Maslach (1982) categorized burnout as a strain that includes a feeling that one’s emotional resources are depleted (emotional exhaustion), including experiencing disengagement or cynicism (depersonalization), and the notion that one is not good at one’s job (feeling of reduced personal accomplishment). According to Maslach (1982, 1993), employees can feel stressed owing to various factors, but one of the salient cases is when they feel they are not competent at work. In other words, employees are likely to be burnt out when they perceive themselves as inefficacious. This is the core factor in the concept of burnout from the feeling of reduced personal accomplishment.
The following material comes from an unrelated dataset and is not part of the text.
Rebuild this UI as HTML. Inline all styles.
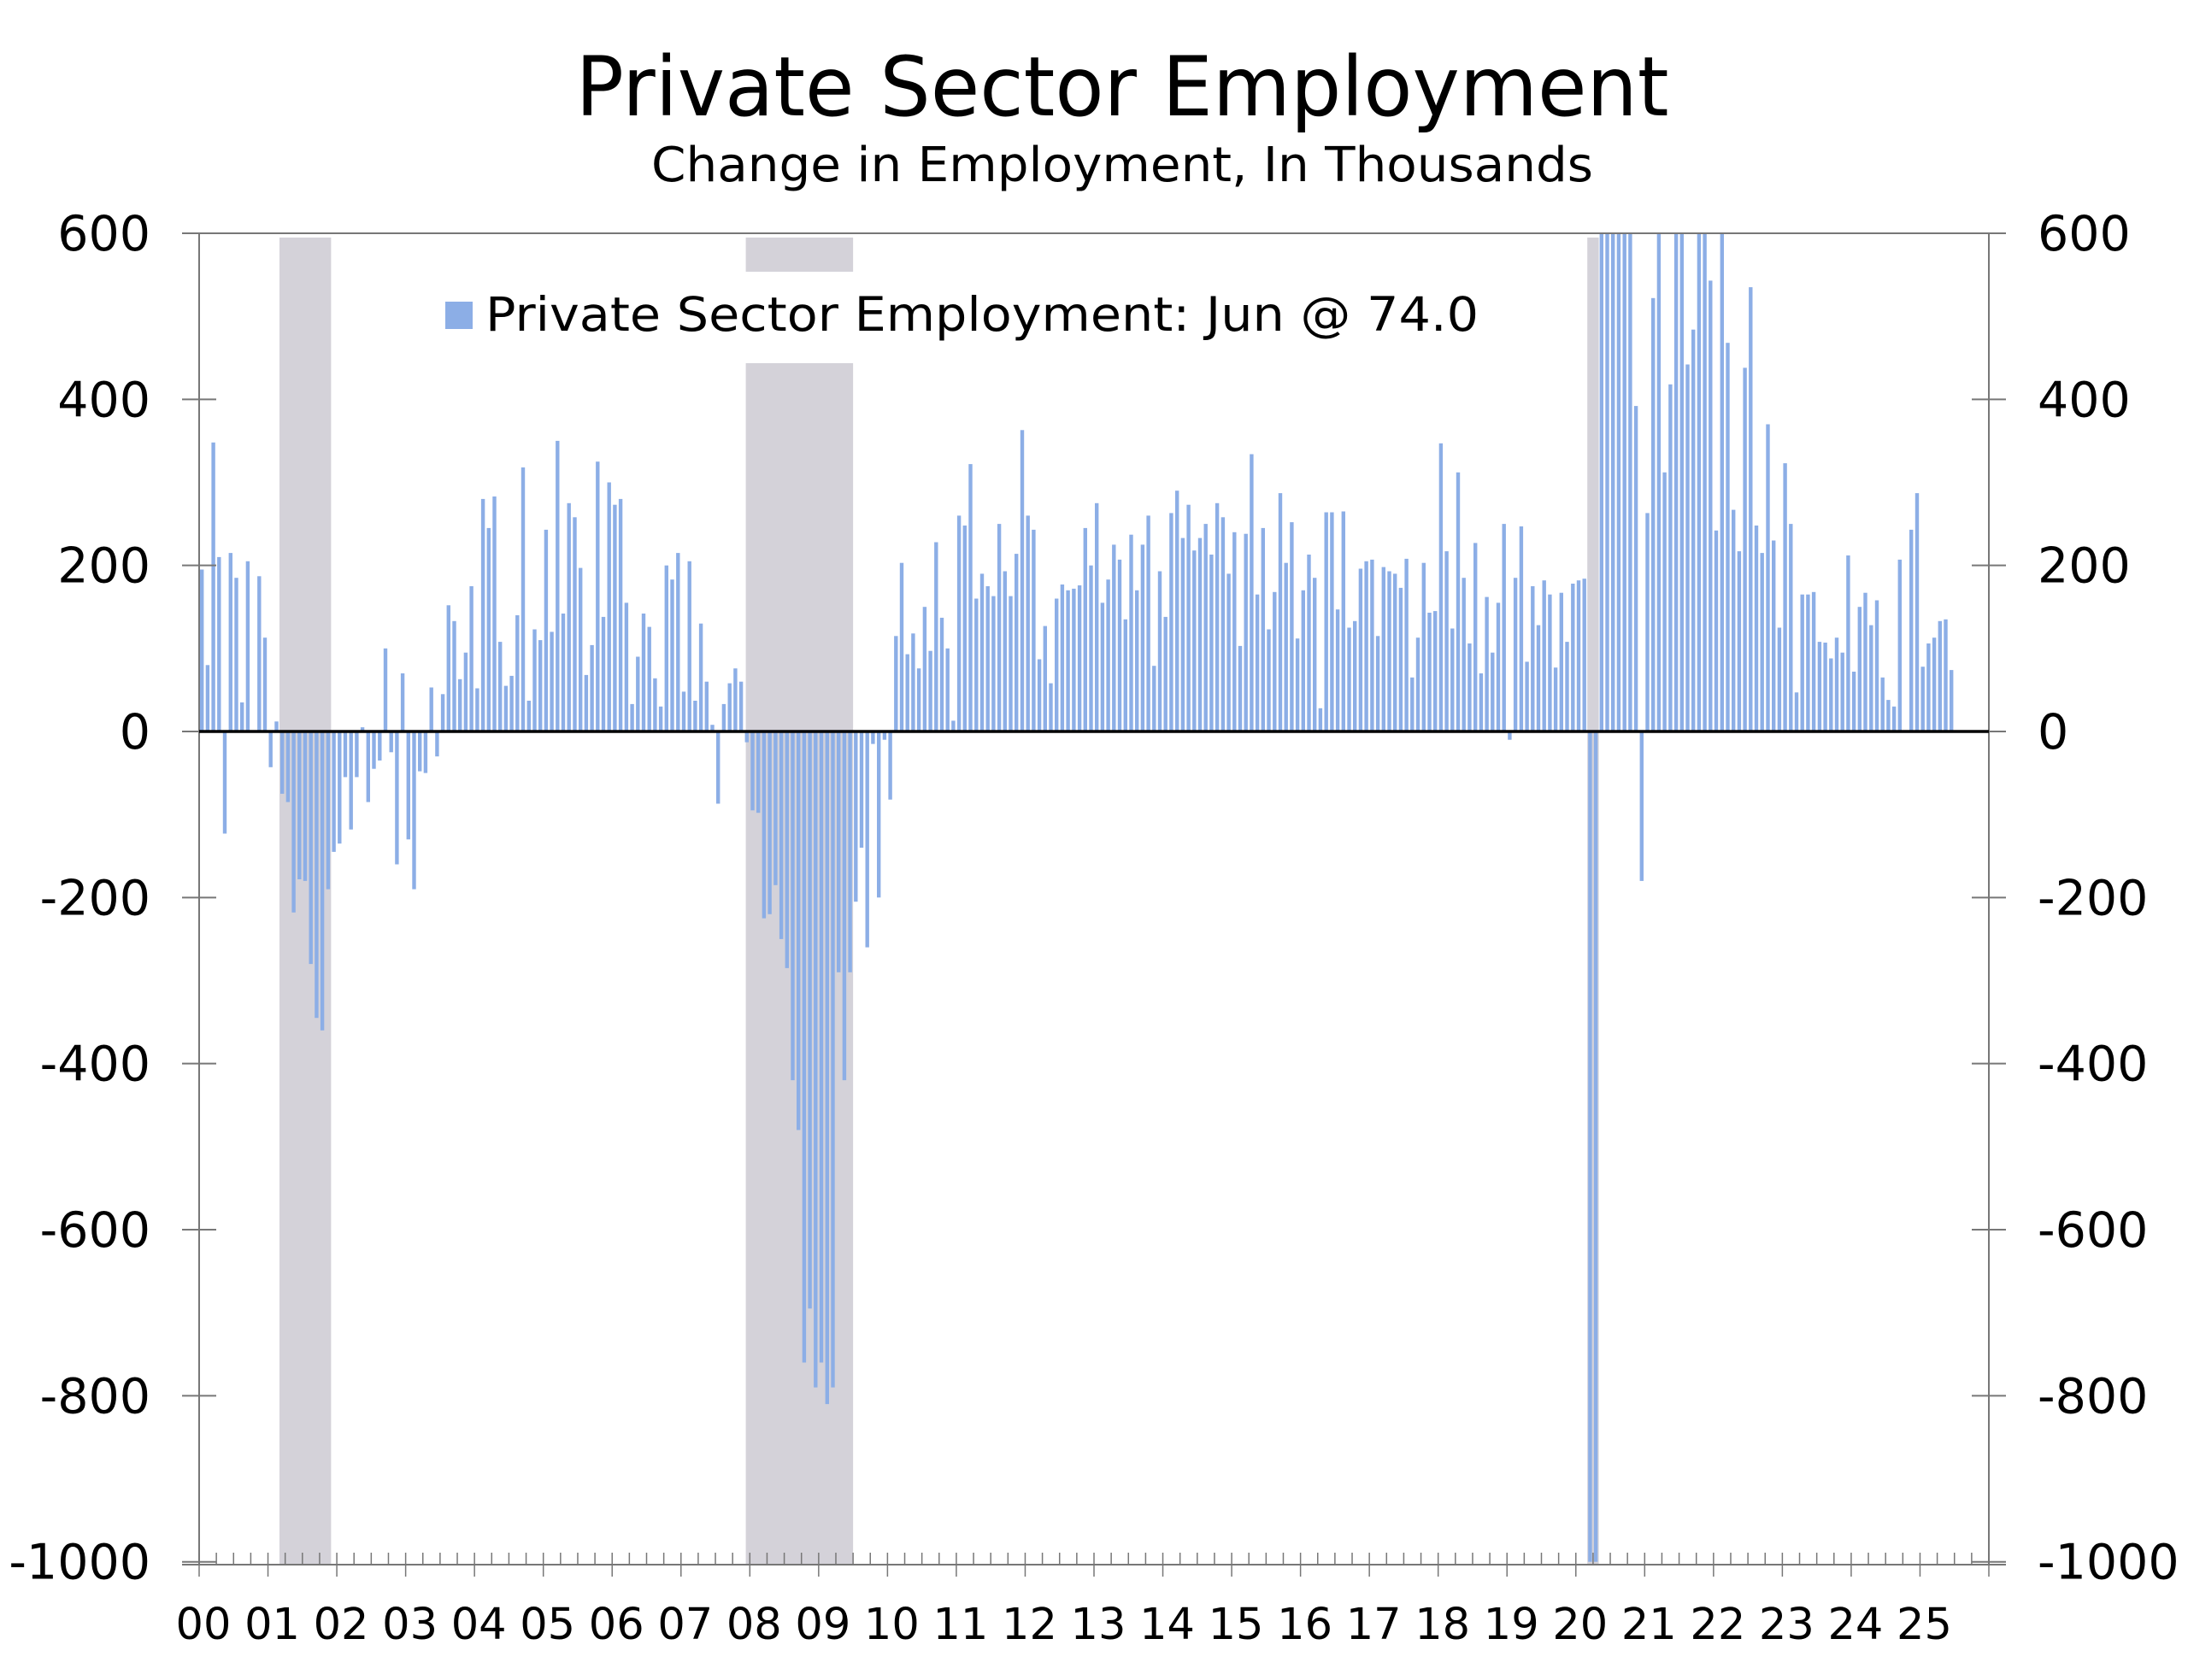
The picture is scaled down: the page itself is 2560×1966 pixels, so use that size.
<!DOCTYPE html>
<html><head><meta charset="utf-8"><style>html,body{margin:0;padding:0;background:#fff}svg{display:block}</style></head>
<body>
<svg id="c" width="2560" height="1966" xmlns="http://www.w3.org/2000/svg" font-family="'DejaVu Sans','Liberation Sans',sans-serif">
<rect width="2560" height="1966" fill="#fff"/>
<text x="1313" y="135" font-size="96" text-anchor="middle" textLength="1279" lengthAdjust="spacingAndGlyphs">Private Sector Employment</text>
<text x="1313" y="212" font-size="56" text-anchor="middle" textLength="1102" lengthAdjust="spacingAndGlyphs">Change in Employment, In Thousands</text>
<g id="g"></g>
</svg>
<script>
const data=[195,80,348,210,-123,215,185,35,205,0,187,113,
-43,12,-75,-85,-218,-178,-180,-280,-345,-360,-190,-145,
-135,-55,-118,-55,5,-85,-45,-35,100,-25,-160,70,
-130,-190,-48,-50,53,-30,45,152,133,63,95,175,
52,280,245,283,108,55,67,140,318,37,123,110,
243,120,350,142,275,258,197,68,104,325,138,300,
273,280,155,33,90,142,126,64,30,200,183,215,
48,205,37,130,60,8,-87,33,58,76,60,-13,
-95,-98,-225,-220,-185,-250,-285,-420,-480,-760,-695,-790,
-760,-810,-790,-290,-420,-290,-205,-140,-260,-15,-200,-10,
-82,115,203,93,118,76,150,97,228,137,100,13,
260,248,322,160,190,175,163,250,193,163,214,363,
260,243,87,127,58,160,177,170,172,176,245,200,
275,155,183,225,207,135,237,170,225,260,79,193,
138,263,290,233,273,218,233,250,213,275,258,190,
240,103,238,334,165,245,123,168,287,203,252,112,
170,213,185,28,264,264,147,265,125,133,196,205,
207,115,198,193,190,173,208,65,113,203,143,145,
347,217,124,312,185,106,227,70,162,95,155,250,
-10,185,247,84,175,128,182,165,77,167,108,178,
182,184,-1400,-19000,3000,4500,1200,1000,800,700,392,-180,
263,522,700,312,418,700,700,442,484,700,700,543,
242,700,468,267,217,438,535,248,215,370,230,125,
323,250,47,165,165,168,108,107,88,113,95,212,
72,150,167,128,158,65,38,30,207,0,243,287,
78,106,113,133,135,74];
const L=233,R=2327,Y0=856,S=0.9717,BOT=1831,TOP=273;
const yr=(R-L)/26,mo=yr/12;
const y=v=>Y0-v*S;
let s='';
const xm=m=>L+m*mo;
s+=`<rect x="${xm(14)}" y="${y(600)+5}" width="${xm(23)-xm(14)}" height="${BOT-y(600)-5}" fill="#d4d2d9"/>`;
s+=`<rect x="${xm(95.3)}" y="${y(600)+5}" width="${xm(114)-xm(95.3)}" height="40" fill="#d4d2d9"/>`;
s+=`<rect x="${xm(95.3)}" y="425" width="${xm(114)-xm(95.3)}" height="${BOT-425}" fill="#d4d2d9"/>`;
s+=`<rect x="${xm(242)}" y="${y(600)+5}" width="${xm(244)-xm(242)}" height="${BOT-y(600)-5}" fill="#d4d2d9"/>`;
data.forEach((v,i)=>{let c=Math.max(-1000,Math.min(600,v));let x=xm(i)+1;let a=y(Math.max(c,0)),b=y(Math.min(c,0));
s+=`<rect x="${x.toFixed(1)}" y="${a.toFixed(1)}" width="4.4" height="${(b-a).toFixed(1)}" fill="#8caee6"/>`;});
s+=`<line x1="${L}" y1="${TOP}" x2="${L}" y2="${BOT}" stroke="#777" stroke-width="2"/>`;
s+=`<line x1="${R}" y1="${TOP}" x2="${R}" y2="${BOT}" stroke="#777" stroke-width="2"/>`;
s+=`<line x1="213" y1="${TOP}" x2="${R+20}" y2="${TOP}" stroke="#777" stroke-width="2"/>`;
s+=`<line x1="213" y1="${BOT}" x2="${R+20}" y2="${BOT}" stroke="#777" stroke-width="2"/>`;
for(let v=-1000;v<=600;v+=200){let yy=y(v);
s+=`<line x1="213" y1="${yy}" x2="253" y2="${yy}" stroke="#777" stroke-width="2"/><line x1="${R-20}" y1="${yy}" x2="${R+20}" y2="${yy}" stroke="#777" stroke-width="2"/>`;
s+=`<text x="176" y="${yy+20}" font-size="57" text-anchor="end">${v}</text><text x="2384" y="${yy+20}" font-size="57">${v}</text>`;}
s+=`<line x1="${L}" y1="${Y0}" x2="${R}" y2="${Y0}" stroke="#000" stroke-width="3.5"/>`;
for(let q=0;q<=104;q++){let x=L+q*yr/4;
if(q%4==0){s+=`<line x1="${x}" y1="${BOT-14}" x2="${x}" y2="${BOT+14}" stroke="#777" stroke-width="1.5"/>`;}
else s+=`<line x1="${x}" y1="${BOT-14}" x2="${x}" y2="${BOT}" stroke="#777" stroke-width="1.5"/>`;}
for(let k=0;k<=25;k++){s+=`<text x="${L+k*yr+5}" y="1918" font-size="51" text-anchor="middle">${String(k).padStart(2,'0')}</text>`;}
s+=`<rect x="521" y="353" width="32" height="32" fill="#8caee6"/>`;
s+=`<text x="568" y="387" font-size="55" textLength="1162" lengthAdjust="spacingAndGlyphs">Private Sector Employment: Jun @ 74.0</text>`;
document.getElementById('g').innerHTML=s;
</script>
</body></html>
As stated above, we postulated that team efficacy would be related to the level of burnout, especially in the feeling of reduced personal accomplishment category, because of its potential role in the social comparison that an employee performs. However, we expected that the particular effect of team efficacy on feeling of reduced personal accomplishment burnout would be considerably moderated by the level of team trust.

Joint Effects of Team Trust and Team Efficacy on Feeling of Reduced Personal Accomplishment

The above discussion on team trust and an extended self implies that if each member has strong trust in their team, their self-concept can encompass others in the same group in addition to themself. In that case, team efficacy can indicate the ability of the collective self rather than being simply the ability of others. Conversely, when team trust is low, we expected that, by and large, team efficacy would signify the ability level of others. In sum, we proposed that social comparison would affect individual burnout, and team trust and team efficacy would jointly shape specific features of the social-comparison frame the individual used. Thus, we now discuss specific predictions.

Low Team Trust

With a low level of trust among team members, each member is expected to perceive other team members not as “we” but as “you.” Thus, individual-self concept becomes salient. In this situation, individuals in a group with high team efficacy come to view their efficacious teammates as a potential threat in internal competition or intrateam comparison. In other words, they become more susceptible to social comparison apprehension. People experience stress when they perceive that they are not doing well compared to surrounding others (Crosby, 1976; Walker & Pettigrew, 1984). The intrateam comparison threat that efficacious teammates pose constitutes a very representative example of such negative comparisons. In this light, we expected that employees with low team trust would show a positive relationship between team efficacy and the feeling of reduced personal accomplishment.

High Team Trust

In a high-team-trust condition, employees put themselves and their teammates in the same category. That is, collective-self concept is likely to develop. Once the group is perceived as a unit that bears the concept of a collective self, team members think of team efficacy as a collective-self ability index. In this situation high team efficacy evokes in individual team members a desirable perception of the capability of the self. Thus, with high team trust, individual team members are likely to make positive social comparisons because they form a desirable self-image derived from capable in-group members or an extended self. Hence, we expected that there would be a negative relationship between team efficacy and the feeling of reduced personal accomplishment among employees with high team trust.
Hypothesis 1: Team trust will moderate the relationship between team efficacy and the feeling of reduced personal accomplishment, such that the relationship will be positive under the condition of low team trust and will be negative under the condition of high team trust.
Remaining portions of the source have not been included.